## The task:
Your task is to retype, word for word, the lines from the start of the data through the line holding "from matplotlib.ticker import MultipleLocator". Do not include the pictures.

## Collected material:
____________

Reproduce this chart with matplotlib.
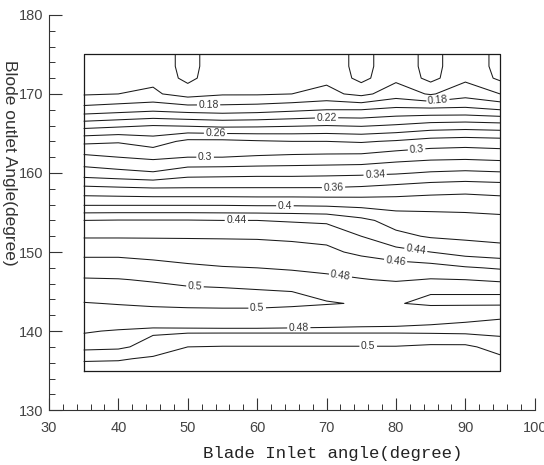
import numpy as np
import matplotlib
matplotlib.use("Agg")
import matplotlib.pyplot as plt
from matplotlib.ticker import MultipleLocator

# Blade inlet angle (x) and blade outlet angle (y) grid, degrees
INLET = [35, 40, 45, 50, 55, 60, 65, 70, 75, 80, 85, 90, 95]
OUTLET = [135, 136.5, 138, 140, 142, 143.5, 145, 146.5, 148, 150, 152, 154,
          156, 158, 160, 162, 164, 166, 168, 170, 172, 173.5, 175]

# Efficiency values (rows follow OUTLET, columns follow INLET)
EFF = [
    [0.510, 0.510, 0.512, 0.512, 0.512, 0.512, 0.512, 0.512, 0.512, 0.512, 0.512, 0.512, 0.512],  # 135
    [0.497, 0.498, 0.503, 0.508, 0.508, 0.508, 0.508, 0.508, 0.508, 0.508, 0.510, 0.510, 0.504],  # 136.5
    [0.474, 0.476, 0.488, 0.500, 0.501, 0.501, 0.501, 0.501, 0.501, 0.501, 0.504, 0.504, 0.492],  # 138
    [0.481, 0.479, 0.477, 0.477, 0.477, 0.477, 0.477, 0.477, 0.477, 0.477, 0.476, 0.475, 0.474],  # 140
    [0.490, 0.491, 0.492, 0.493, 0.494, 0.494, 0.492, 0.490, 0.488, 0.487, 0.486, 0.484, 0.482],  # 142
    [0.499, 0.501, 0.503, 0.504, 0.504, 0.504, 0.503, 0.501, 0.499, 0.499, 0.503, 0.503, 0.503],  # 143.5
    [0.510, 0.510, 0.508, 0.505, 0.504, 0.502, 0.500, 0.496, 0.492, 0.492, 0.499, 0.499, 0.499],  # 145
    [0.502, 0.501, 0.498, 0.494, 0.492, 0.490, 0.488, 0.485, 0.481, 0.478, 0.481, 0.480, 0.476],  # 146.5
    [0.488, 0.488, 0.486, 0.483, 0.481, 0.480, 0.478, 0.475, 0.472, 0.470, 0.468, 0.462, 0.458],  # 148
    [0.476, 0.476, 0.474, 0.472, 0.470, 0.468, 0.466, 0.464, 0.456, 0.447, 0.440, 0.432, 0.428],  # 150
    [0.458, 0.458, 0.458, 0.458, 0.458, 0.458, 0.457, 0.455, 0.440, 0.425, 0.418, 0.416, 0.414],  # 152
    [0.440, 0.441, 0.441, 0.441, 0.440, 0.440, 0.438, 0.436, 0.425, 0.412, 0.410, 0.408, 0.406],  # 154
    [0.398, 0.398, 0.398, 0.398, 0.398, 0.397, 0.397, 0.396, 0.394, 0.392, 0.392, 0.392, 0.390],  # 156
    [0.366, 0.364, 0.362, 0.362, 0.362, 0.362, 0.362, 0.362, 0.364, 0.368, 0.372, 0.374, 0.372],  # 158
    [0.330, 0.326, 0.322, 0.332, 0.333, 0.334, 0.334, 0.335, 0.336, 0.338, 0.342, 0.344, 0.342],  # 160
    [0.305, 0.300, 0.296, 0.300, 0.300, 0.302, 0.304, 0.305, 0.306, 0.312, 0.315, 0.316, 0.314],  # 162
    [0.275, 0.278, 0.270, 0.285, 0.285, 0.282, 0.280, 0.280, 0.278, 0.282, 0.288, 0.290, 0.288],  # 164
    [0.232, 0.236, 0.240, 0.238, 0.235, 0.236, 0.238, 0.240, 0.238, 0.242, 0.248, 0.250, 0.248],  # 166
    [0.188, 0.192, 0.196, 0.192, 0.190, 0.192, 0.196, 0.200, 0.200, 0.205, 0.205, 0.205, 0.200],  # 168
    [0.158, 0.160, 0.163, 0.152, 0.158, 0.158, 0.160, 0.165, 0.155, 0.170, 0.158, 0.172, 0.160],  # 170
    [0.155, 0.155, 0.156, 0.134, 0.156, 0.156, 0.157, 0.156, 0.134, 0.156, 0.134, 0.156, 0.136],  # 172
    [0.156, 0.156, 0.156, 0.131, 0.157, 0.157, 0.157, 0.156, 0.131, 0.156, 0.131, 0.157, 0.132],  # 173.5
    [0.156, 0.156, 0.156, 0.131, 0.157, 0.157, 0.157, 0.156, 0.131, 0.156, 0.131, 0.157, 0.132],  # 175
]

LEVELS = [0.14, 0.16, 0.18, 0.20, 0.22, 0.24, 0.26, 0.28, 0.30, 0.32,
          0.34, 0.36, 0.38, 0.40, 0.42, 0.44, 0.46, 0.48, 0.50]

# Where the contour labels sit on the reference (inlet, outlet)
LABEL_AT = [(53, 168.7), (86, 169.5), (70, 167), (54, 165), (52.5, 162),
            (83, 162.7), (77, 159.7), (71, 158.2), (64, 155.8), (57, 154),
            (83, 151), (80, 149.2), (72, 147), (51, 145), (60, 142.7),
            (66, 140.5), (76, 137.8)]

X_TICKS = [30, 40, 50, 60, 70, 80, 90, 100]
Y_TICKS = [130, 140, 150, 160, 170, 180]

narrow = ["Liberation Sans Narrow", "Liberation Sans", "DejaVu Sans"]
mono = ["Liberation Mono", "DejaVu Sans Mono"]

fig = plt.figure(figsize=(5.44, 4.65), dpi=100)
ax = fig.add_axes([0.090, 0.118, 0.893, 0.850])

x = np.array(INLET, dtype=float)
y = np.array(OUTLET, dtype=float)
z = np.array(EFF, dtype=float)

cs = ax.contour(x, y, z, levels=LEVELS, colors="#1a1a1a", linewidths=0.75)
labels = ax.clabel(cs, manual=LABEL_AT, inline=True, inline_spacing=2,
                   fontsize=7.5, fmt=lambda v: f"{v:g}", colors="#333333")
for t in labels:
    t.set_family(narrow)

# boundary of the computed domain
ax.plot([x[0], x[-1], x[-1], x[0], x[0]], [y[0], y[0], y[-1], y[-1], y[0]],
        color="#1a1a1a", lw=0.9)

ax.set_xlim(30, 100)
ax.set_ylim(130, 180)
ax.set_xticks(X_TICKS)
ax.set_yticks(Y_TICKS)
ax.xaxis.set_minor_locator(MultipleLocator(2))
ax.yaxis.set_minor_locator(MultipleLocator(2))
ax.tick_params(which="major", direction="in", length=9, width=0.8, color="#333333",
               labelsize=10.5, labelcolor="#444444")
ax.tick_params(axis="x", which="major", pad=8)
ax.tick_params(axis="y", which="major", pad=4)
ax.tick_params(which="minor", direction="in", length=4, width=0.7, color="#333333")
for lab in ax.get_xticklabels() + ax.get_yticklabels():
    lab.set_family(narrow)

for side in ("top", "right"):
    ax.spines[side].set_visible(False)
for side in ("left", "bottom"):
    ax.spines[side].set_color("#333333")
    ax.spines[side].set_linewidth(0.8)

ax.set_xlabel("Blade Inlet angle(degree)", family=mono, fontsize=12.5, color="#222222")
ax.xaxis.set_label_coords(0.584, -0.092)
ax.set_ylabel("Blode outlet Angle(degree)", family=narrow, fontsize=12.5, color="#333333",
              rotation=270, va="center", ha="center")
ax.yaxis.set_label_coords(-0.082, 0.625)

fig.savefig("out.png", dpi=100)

____________

## Final result:
Reproduce this chart with matplotlib.
import numpy as np
import matplotlib
matplotlib.use("Agg")
import matplotlib.pyplot as plt
from matplotlib.ticker import MultipleLocator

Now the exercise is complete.